Rated: R for violence. Reviewed by: Chris Release date: August 25, 1995 Released by: Columbia Pictures
Patricia Arquette plays an American doctor who takes a trip to the Far East to help her get over the murder of her husband and young son.
The film starts out slowly with Laura (Arquette) narrating her feelings of depression as she follows her sister and their tour group in the country of Burma. The story quickly turns into an intriguing drama when Laura's passport is stolen and she isn't allowed to leave the country. Her group departs and Laura is to meet up with them the next day; after she gets a new passport at the American Embassy.
Having a day to herself, Laura meets an elderly guide and persuades him to show her an out-of-the-way monastery. While there, they discover that Rangoon, Laura's departure city, was the scene of a bloody massacre between the military and students fighting for democracy and the train station has been closed down.
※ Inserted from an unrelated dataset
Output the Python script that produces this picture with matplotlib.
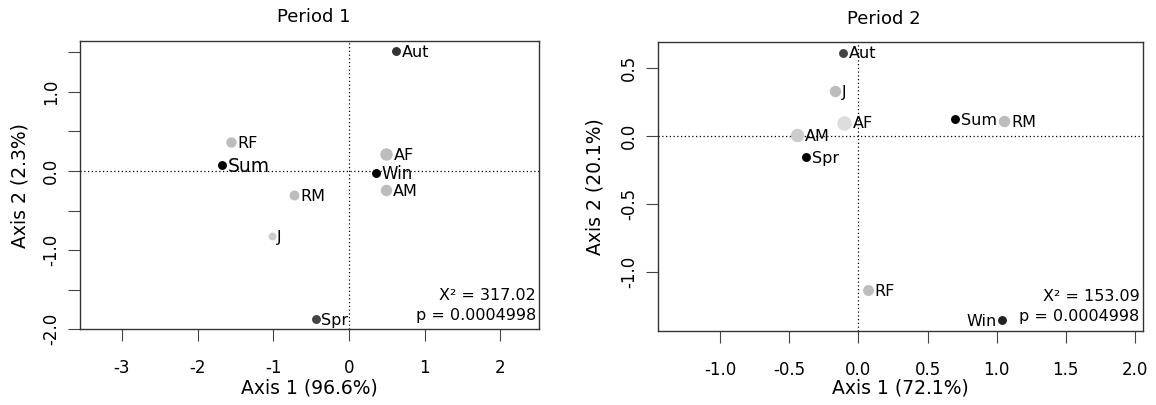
import matplotlib
matplotlib.use("Agg")
import matplotlib.pyplot as plt

# --- dados ---
labels_p1 = ["Aut", "RF", "Sum", "AF", "Win", "AM", "RM", "J", "Spr"]
x_p1 = [0.62, -1.556, -1.68, 0.49, 0.36, 0.49, -0.73, -1.02, -0.44]
y_p1 = [1.515, 0.36, 0.075, 0.21, -0.025, -0.24, -0.30, -0.82, -1.87]

labels_p2 = ["Aut", "J", "AF", "AM", "Spr", "Sum", "RM", "RF", "Win"]
x_p2 = [-0.115, -0.168, -0.104, -0.445, -0.379, 0.699, 1.053, 0.069, 1.04]
y_p2 = [0.61, 0.33, 0.096, 0.005, -0.154, 0.12, 0.108, -1.13, -1.35]

xticks_p1 = [-3, -2, -1, 0, 1, 2]
yticks_p1 = [-2.0, -1.5, -1.0, -0.5, 0.0, 0.5, 1.0, 1.5]
ytick_labels_p1 = ["-2.0", "", "-1.0", "", "0.0", "", "1.0", ""]
xticks_p2 = [-1.0, -0.5, 0.0, 0.5, 1.0, 1.5, 2.0]
yticks_p2 = [-1.0, -0.5, 0.0, 0.5]

stats_p1 = ["X\u00b2 = 317.02", "p = 0.0004998"]
stats_p2 = ["X\u00b2 = 153.09", "p = 0.0004998"]

# --- estilo (cor, tamanho do ponto em px, lado do rótulo, tamanho da fonte) ---
style_p1 = {
    "Aut": ("#333333", 7.5, "right", 11.5),
    "RF": ("#bdbdbd", 9, "right", 11.5),
    "Sum": ("#000000", 7.5, "right", 13.5),
    "AF": ("#bdbdbd", 11, "right", 11.5),
    "Win": ("#000000", 7.5, "right", 12),
    "AM": ("#bdbdbd", 10, "right", 11.5),
    "RM": ("#bdbdbd", 8.5, "right", 11.5),
    "J": ("#cccccc", 6.5, "right", 11.5),
    "Spr": ("#444444", 7.5, "right", 11.5),
}
style_p2 = {
    "Aut": ("#444444", 7.5, "right", 11.5),
    "J": ("#bdbdbd", 10, "right", 11.5),
    "AF": ("#dddddd", 13, "right", 11.5),
    "AM": ("#cccccc", 12, "right", 11.5),
    "Spr": ("#000000", 7.5, "right", 11.5),
    "Sum": ("#000000", 7.5, "right", 11.5),
    "RM": ("#bdbdbd", 10, "right", 11.5),
    "RF": ("#bdbdbd", 9.5, "right", 11.5),
    "Win": ("#222222", 7.5, "left", 11.5),
}

PX = 0.72  # pontos por pixel a 100 dpi
plt.rcParams["font.family"] = ["DejaVu Sans"]

fig = plt.figure(figsize=(11.56, 4.05), dpi=100)
ax1 = fig.add_axes([0.0689, 0.1869, 0.3971, 0.7119])
ax2 = fig.add_axes([0.5689, 0.1835, 0.4195, 0.7121])


def draw_panel(ax, labels, xs, ys, style, xlim, ylim, xticks, yticks, ylabels,
               title, title_x, xlabel, ylabel, stats, xl_y, yl_x):
    ax.axhline(0, color="black", lw=0.9, ls=(0, (1, 2)), zorder=1)
    ax.axvline(0, color="black", lw=0.9, ls=(0, (1, 2)), zorder=1)
    for lab, x, y in zip(labels, xs, ys):
        col, size, side, fs = style[lab]
        ax.plot(x, y, "o", ms=size * PX, color=col, mec=col, zorder=3)
        off = size * PX / 2 + 1.5
        if side == "right":
            ax.annotate(lab, (x, y), xytext=(off, -1), textcoords="offset points",
                        ha="left", va="center", fontsize=fs, zorder=4)
        else:
            ax.annotate(lab, (x, y), xytext=(-off, -1), textcoords="offset points",
                        ha="right", va="center", fontsize=fs, zorder=4)

    ax.set_xlim(*xlim)
    ax.set_ylim(*ylim)
    ax.set_xticks(xticks)
    ax.set_xticklabels([("%g" % t) if isinstance(t, int) else "%.1f" % t for t in xticks])
    ax.set_yticks(yticks)
    ax.set_yticklabels(ylabels, rotation=90, va="center")
    ax.tick_params(axis="x", length=8.5, width=0.8, color="#444444", labelsize=12, pad=13)
    ax.tick_params(axis="y", length=8.5, width=0.8, color="#444444", labelsize=12, pad=5.5)
    for sp in ax.spines.values():
        sp.set_color("#333333")
        sp.set_linewidth(1.0)

    ax.set_xlabel(xlabel, fontsize=13.5)
    ax.xaxis.set_label_coords(0.5, xl_y)
    ax.xaxis.label.set_va("center")
    ax.set_ylabel(ylabel, fontsize=13.5)
    ax.yaxis.set_label_coords(yl_x, 0.5)
    ax.yaxis.label.set_va("center")

    ax.text(title_x, 1.082, title, transform=ax.transAxes, ha="center", va="center", fontsize=13)
    ax.text(0.994, 0.117, stats[0], transform=ax.transAxes, ha="right", va="center", fontsize=11.5)
    ax.text(0.994, 0.048, stats[1], transform=ax.transAxes, ha="right", va="center", fontsize=11.5)


draw_panel(ax1, labels_p1, x_p1, y_p1, style_p1, (-3.56, 2.51), (-2.0, 1.642),
           xticks_p1, yticks_p1, ytick_labels_p1, "Period 1", 0.51,
           "Axis 1 (96.6%)", "Axis 2 (2.3%)", stats_p1, -0.204, -0.129)
draw_panel(ax2, labels_p2, x_p2, y_p2, style_p2, (-1.453, 2.056), (-1.43, 0.685),
           xticks_p2, yticks_p2, ["%.1f" % t for t in yticks_p2], "Period 2", 0.466,
           "Axis 1 (72.1%)", "Axis 2 (20.1%)", stats_p2, -0.199, -0.130)

fig.savefig("out.png", dpi=100)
From here on, Laura and her guide are caught up in an unbelievable dangerous adventure.
The film depicts Laura's change from a woman who has little to live for, to a woman who strives, at all costs, to survive.
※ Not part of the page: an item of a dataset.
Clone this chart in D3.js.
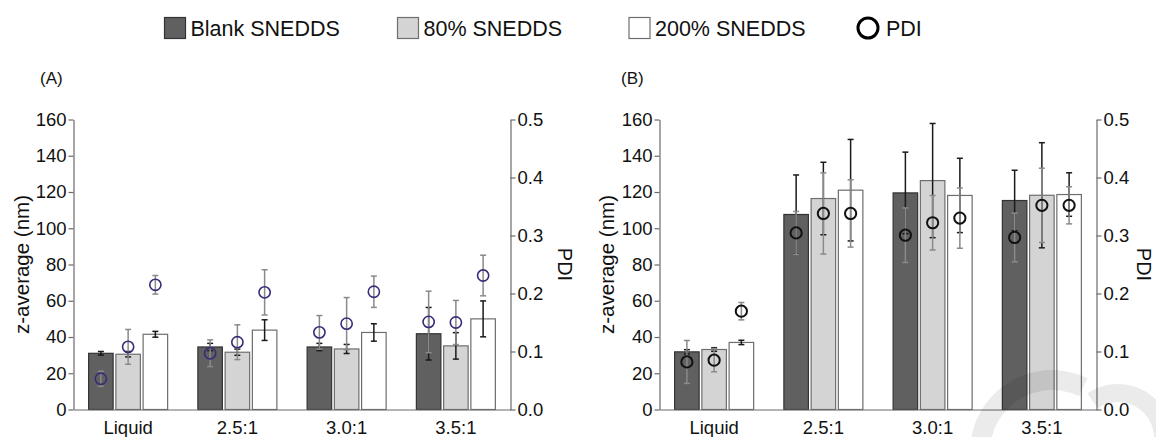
<!DOCTYPE html>
<html>
<head>
<meta charset="utf-8">
<script src="https://cdn.jsdelivr.net/npm/d3@7"></script>
<style>
  body { margin: 0; background: #fff; }
  svg { font-family: "Liberation Sans", Arial, Helvetica, sans-serif; }
</style>
</head>
<body>
<div id="chart"></div>
<script>
// categories and series
var categories = ["Liquid", "2.5:1", "3.0:1", "3.5:1"];
var series = ["Blank SNEDDS", "80% SNEDDS", "200% SNEDDS"];
var zTicks = [0, 20, 40, 60, 80, 100, 120, 140, 160];
var pdiTicks = [0, 0.1, 0.2, 0.3, 0.4, 0.5];

// panel A - z-average (nm) and sd
var zA_blank = [31, 34.5, 34.5, 41.8];
var zA_blankErr = [1, 2, 2, 14.5];
var zA_80 = [30.5, 31.6, 33.4, 35.1];
var zA_80Err = [1.5, 1.7, 2.5, 7.3];
var zA_200 = [41.5, 43.8, 42.5, 50];
var zA_200Err = [1.6, 5.7, 4.8, 9.9];
// panel A - PDI and sd
var pdiA_blank = [0.053, 0.097, 0.133, 0.151];
var pdiA_blankErr = [0.013, 0.023, 0.029, 0.053];
var pdiA_80 = [0.108, 0.116, 0.148, 0.150];
var pdiA_80Err = [0.03, 0.03, 0.045, 0.038];
var pdiA_200 = [0.215, 0.202, 0.203, 0.231];
var pdiA_200Err = [0.016, 0.039, 0.027, 0.035];

// panel B - z-average (nm) and sd
var zB_blank = [31.8, 107.6, 119.5, 115.3];
var zB_blankErr = [1.2, 21.8, 22.5, 16.7];
var zB_80 = [33.1, 116.4, 126.3, 118.2];
var zB_80Err = [1, 20, 31.5, 29];
var zB_200 = [37, 121, 118.1, 118.6];
var zB_200Err = [1.2, 28, 20.5, 12];
// panel B - PDI and sd
var pdiB_blank = [0.082, 0.3045, 0.3005, 0.2966];
var pdiB_blankErr = [0.037, 0.037, 0.047, 0.042];
var pdiB_80 = [0.085, 0.338, 0.322, 0.352];
var pdiB_80Err = [0.02, 0.07, 0.047, 0.064];
var pdiB_200 = [0.1695, 0.338, 0.330, 0.352];
var pdiB_200Err = [0.015, 0.058, 0.052, 0.032];

var fills = ["#606060", "#d4d4d4", "#ffffff"];
var strokes = ["#333333", "#6e6e6e", "#6e6e6e"];

var W = 1156, H = 437;
var svg = d3.select("#chart").append("svg")
  .attr("width", W).attr("height", H);

// legend
var legX = [164.5, 397.5, 629];
series.forEach(function(s, i){
  svg.append("rect")
    .attr("x", legX[i]).attr("y", 17.5)
    .attr("width", 21).attr("height", 21)
    .attr("fill", fills[i]).attr("stroke", strokes[i]).attr("stroke-width", 1.2);
  svg.append("text")
    .attr("x", legX[i] + 26).attr("y", 36)
    .attr("font-size", 21.5).attr("fill", "#111")
    .text(s);
});
svg.append("circle")
  .attr("cx", 868).attr("cy", 28).attr("r", 10)
  .attr("fill", "none").attr("stroke", "#000").attr("stroke-width", 3);
svg.append("text")
  .attr("x", 886).attr("y", 36)
  .attr("font-size", 21.5).attr("fill", "#111")
  .text("PDI");

function drawPanel(opts){
  var left = opts.left, right = opts.left + 437;
  var yTop = 119.5, yBot = 409.5;
  var g = svg.append("g");

  var x0 = d3.scaleBand().domain(categories).range([left, right]);
  var x1 = d3.scaleBand().domain(series).range([-39.5, 39.5]).paddingInner(0.1);
  var y = d3.scaleLinear().domain([0, 160]).range([yBot, yTop]);
  var yP = d3.scaleLinear().domain([0, 0.5]).range([yBot, yTop]);

  var rows = [];
  series.forEach(function(s, si){
    categories.forEach(function(c, ci){
      rows.push({s: s, si: si, c: c,
        z: opts.z[si][ci], zErr: opts.zErr[si][ci],
        p: opts.p[si][ci], pErr: opts.pErr[si][ci]});
    });
  });
  var cx = function(d){ return x0(d.c) + x0.bandwidth()/2 + x1(d.s) + x1.bandwidth()/2; };

  // bars
  g.selectAll("rect.bar").data(rows).enter().append("rect")
    .attr("class", "bar")
    .attr("x", function(d){ return x0(d.c) + x0.bandwidth()/2 + x1(d.s); })
    .attr("width", x1.bandwidth())
    .attr("y", function(d){ return y(d.z); })
    .attr("height", function(d){ return yBot - y(d.z); })
    .attr("fill", function(d){ return fills[d.si]; })
    .attr("stroke", function(d){ return strokes[d.si]; })
    .attr("stroke-width", 1.2);

  // error bars helper
  function errBars(cls, val, err, scale, color, cap, width){
    var eg = g.selectAll("g." + cls).data(rows).enter().append("g")
      .attr("class", cls)
      .attr("stroke", color).attr("stroke-width", width);
    eg.append("line")
      .attr("x1", cx).attr("x2", cx)
      .attr("y1", function(d){ return scale(d[val] + d[err]); })
      .attr("y2", function(d){ return scale(d[val] - d[err]); });
    [1, -1].forEach(function(sign){
      eg.append("line")
        .attr("x1", function(d){ return cx(d) - cap; })
        .attr("x2", function(d){ return cx(d) + cap; })
        .attr("y1", function(d){ return scale(d[val] + sign*d[err]); })
        .attr("y2", function(d){ return scale(d[val] + sign*d[err]); });
    });
  }
  errBars("zerr", "z", "zErr", y, "#1a1a1a", 3, 1.5);
  errBars("perr", "p", "pErr", yP, "#8a8a8a", 3, 1.5);

  // PDI circles
  g.selectAll("circle.pdi").data(rows).enter().append("circle")
    .attr("class", "pdi")
    .attr("cx", cx)
    .attr("cy", function(d){ return yP(d.p); })
    .attr("r", 5.6)
    .attr("fill", "none")
    .attr("stroke", opts.circleColor)
    .attr("stroke-width", opts.circleWidth);

  // axes
  var axL = g.append("g").attr("transform", "translate(" + left + ",0)")
    .call(d3.axisLeft(y).tickValues(zTicks).tickSize(5).tickSizeOuter(0).tickPadding(2));
  var axR = g.append("g").attr("transform", "translate(" + right + ",0)")
    .call(d3.axisRight(yP).tickValues(pdiTicks).tickSize(5).tickSizeOuter(0).tickPadding(2)
      .tickFormat(d3.format(".1f")));
  var axB = g.append("g").attr("transform", "translate(0," + yBot + ")")
    .call(d3.axisBottom(x0).tickSize(0).tickSizeOuter(0).tickPadding(11.5));
  [axL, axR, axB].forEach(function(a){
    a.selectAll("path, line").attr("stroke", "#6a6a6a").attr("stroke-width", 1.2);
    a.selectAll("text").attr("font-size", 18.5).attr("fill", "#111")
      .attr("font-family", "'Liberation Sans', Arial, sans-serif");
  });

  // axis titles
  g.append("text")
    .attr("transform", "translate(" + opts.zTitleX + "," + (yTop + yBot)/2 + ") rotate(-90)")
    .attr("text-anchor", "middle").attr("dy", "0.35em")
    .attr("font-size", 20.5).attr("fill", "#111")
    .text("z-average (nm)");
  g.append("text")
    .attr("transform", "translate(" + opts.pTitleX + "," + (yTop + yBot)/2 + ") rotate(90)")
    .attr("text-anchor", "middle").attr("dy", "0.35em")
    .attr("font-size", 20).attr("fill", "#111")
    .text("PDI");

  // panel letter
  g.append("text")
    .attr("x", opts.labelX).attr("y", 84)
    .attr("font-size", 17).attr("fill", "#111")
    .text(opts.label);
}

drawPanel({
  left: 73.5, label: "(A)", labelX: 40, zTitleX: 22, pTitleX: 565,
  z: [zA_blank, zA_80, zA_200], zErr: [zA_blankErr, zA_80Err, zA_200Err],
  p: [pdiA_blank, pdiA_80, pdiA_200], pErr: [pdiA_blankErr, pdiA_80Err, pdiA_200Err],
  circleColor: "#3b2a78", circleWidth: 1.6
});
drawPanel({
  left: 659.5, label: "(B)", labelX: 621, zTitleX: 607, pTitleX: 1144,
  z: [zB_blank, zB_80, zB_200], zErr: [zB_blankErr, zB_80Err, zB_200Err],
  p: [pdiB_blank, pdiB_80, pdiB_200], pErr: [pdiB_blankErr, pdiB_80Err, pdiB_200Err],
  circleColor: "#111", circleWidth: 2
});

// faint publisher watermark in the lower right corner
var wm = svg.append("g").attr("fill", "#000").attr("fill-opacity", 0.08);
wm.append("path")
  .attr("transform", "translate(1052,452)")
  .attr("d", d3.arc()({innerRadius: 62, outerRadius: 82, startAngle: -1.95, endAngle: 0.45}));
wm.append("path")
  .attr("transform", "translate(1118,438)")
  .attr("d", d3.arc()({innerRadius: 36, outerRadius: 54, startAngle: -0.6, endAngle: 2.6}));
</script>
</body>
</html>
Based on actual events in 1988, Burma was held under military rule, and the people, lead by a strong student movement, fought vigorously for the right to have free elections.
As all news broadcasts from the country are barred, I knew little of the Burmese plight, and was engrossed by the story of this brave woman and dedicated people. Every frame of the film was absorbing and I could't wait to find out what happened to these heroic people.